Deployment of IPS using PAN Firewall
This section describes the integration of IPS with Palo Alto Networks next-generation firewall. The IPS and PAN firewall integration allows users to enforce role based access to network resources and web applications and ensures endpoint compliance. The integrated solution provides policy enforcement for end to end protection of sensitive corporate data from unauthenticated access and attacks.
IPS combines user identity and device security state information with network location to create a unique, session specific access control policy for each user. The Palo Alto Networks firewall provides a feature called User Identification (User-ID) that creates policies and performs reporting based on users and groups rather than individual IP addresses. IPS uses the User-ID XML API to send the IP address to user and IP address to Group (Role) mapping information to the Palo Alto Networks firewall. PAN firewall enables the flexibility to apply different rules to the same server based on tags. A tag is a metadata element, which defines its role on the network, the operating system, or the different kinds of traffic it processes.
The Palo Alto Networks firewall compares the user information against the tag that is associated to a security rule. If the User Role name matches the tag, then traffic is either allowed or denied based on the configuration. When a user logs in, Ivanti Policy Secure provisions their user ID, IP address of the endpoint, and role information to the Palo Alto Networks firewall; that enables firewall policies based on any of these attributes to be enforced.
Similarly, when a user logs out, the user ID, IP address of the endpoint, and role information is removed from the firewall. More importantly, when a user's role changes, the role change information is dynamically updated on the firewall, so that access based on the updated roles is automatically changed based on the policy matched by the new information.
With Palo Alto Networks firewall integration, all users' role changes, which includes compliance check failure or unauthorized behavior are dynamically updated on the firewall. The access is based on user roles and not merely on source IP addresses.
IPS is the policy decision point that determines which users and endpoints can access protected resources. Palo Alto Networks Next Gen firewalls serve as the policy enforcement points to provide the ultimate protection to ensure that network assets are secured.
Palo Alto Networks integration with Ivanti Policy Secure leverages dynamic role information provisioned to the firewall upon user session establishment and for the duration of the session. Ivanti Policy Secure also communicates user information to the Palo Alto Networks firewall when users log in or log out from their device.
Deploying IPS with a PAN firewall for a Small Enterprise
IPS and PAN integration can be used for role based layer 3 access control. For small scale enterprise deployment, you can use a single IPS and PAN firewall as it involves less number of users. For example, employees, contractors, and guest users. A single IPS device provisioning to a PAN firewall can handle up to 30,000 user sessions. The following is a sample deployment with a IPS device along with a PAN firewall.
The authentication process is described below:
- The endpoints connect to switch/WLAN and performs the layer 2 authentication with IPS.
- IPS performs the layer 3 authentication and performs compliance check on the endpoint and detects for any unauthorized behavior.
- IPS provisions the auth table entries on the PAN firewall.

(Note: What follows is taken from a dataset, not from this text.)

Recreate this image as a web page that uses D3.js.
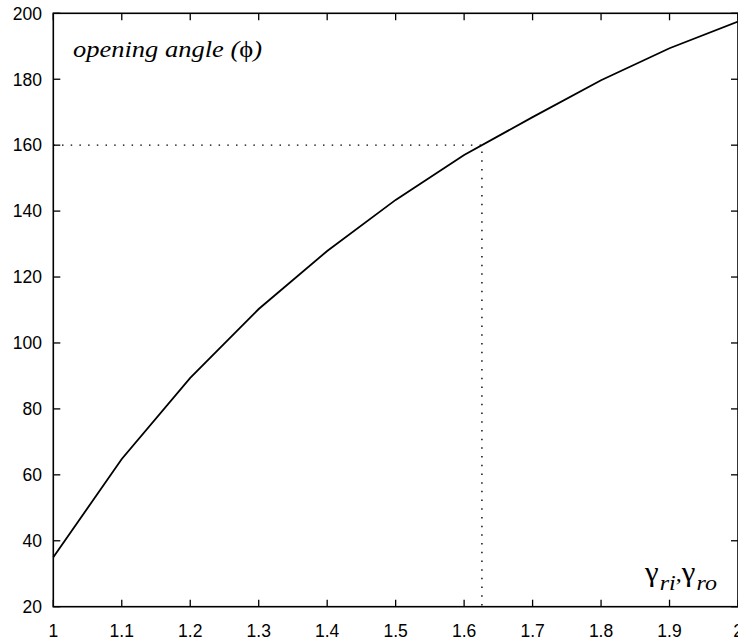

- IPS provisions the auth table with changes in role information if any on PAN firewall. The user role changes, which includes any unauthorized behavior are dynamically updated on the firewall. The access is based on roles, rather than only on source IP addresses.
- The PAN firewall applies policies to allow or block user access to protected resources.
Deploying multiple IPS with PAN firewall
The deployment example describes an enterprise environment with multiple IPS servers where different users are authenticated using different IPS servers. For such deployments, multiple IPS servers can be configured to communicate with a single PAN firewall. The multiple IPS servers sends user-ID entries to a single PAN firewall.
Deploying IPS with PAN firewall for a Large Enterprise
A large-scale enterprise network uses multiple firewalls to enforce policies. You can reduce the resources that the firewalls and information sources use in the querying process by configuring some firewalls to acquire mapping information. You can enable the firewall to enforce user based policies when users rely on local sources for authentication (for example, regional directory services) but need access to remote resources (for example, global data center applications).
The deployment example describes how a global datacenter resources is distributed across the branches and shared across the local offices. It also shows how you can organize the redistribution sequence in layers, where each layer has one or more firewalls. In this example, bottom-layer firewalls in local offices rely on IPS for authentication and then redistribute the mapping information to middle-layer firewalls in regional offices, which redistribute to one top-layer firewall in a global data center. The data center firewall redistributes the mapping information to other data center firewalls so that they can enforce global policies for all users.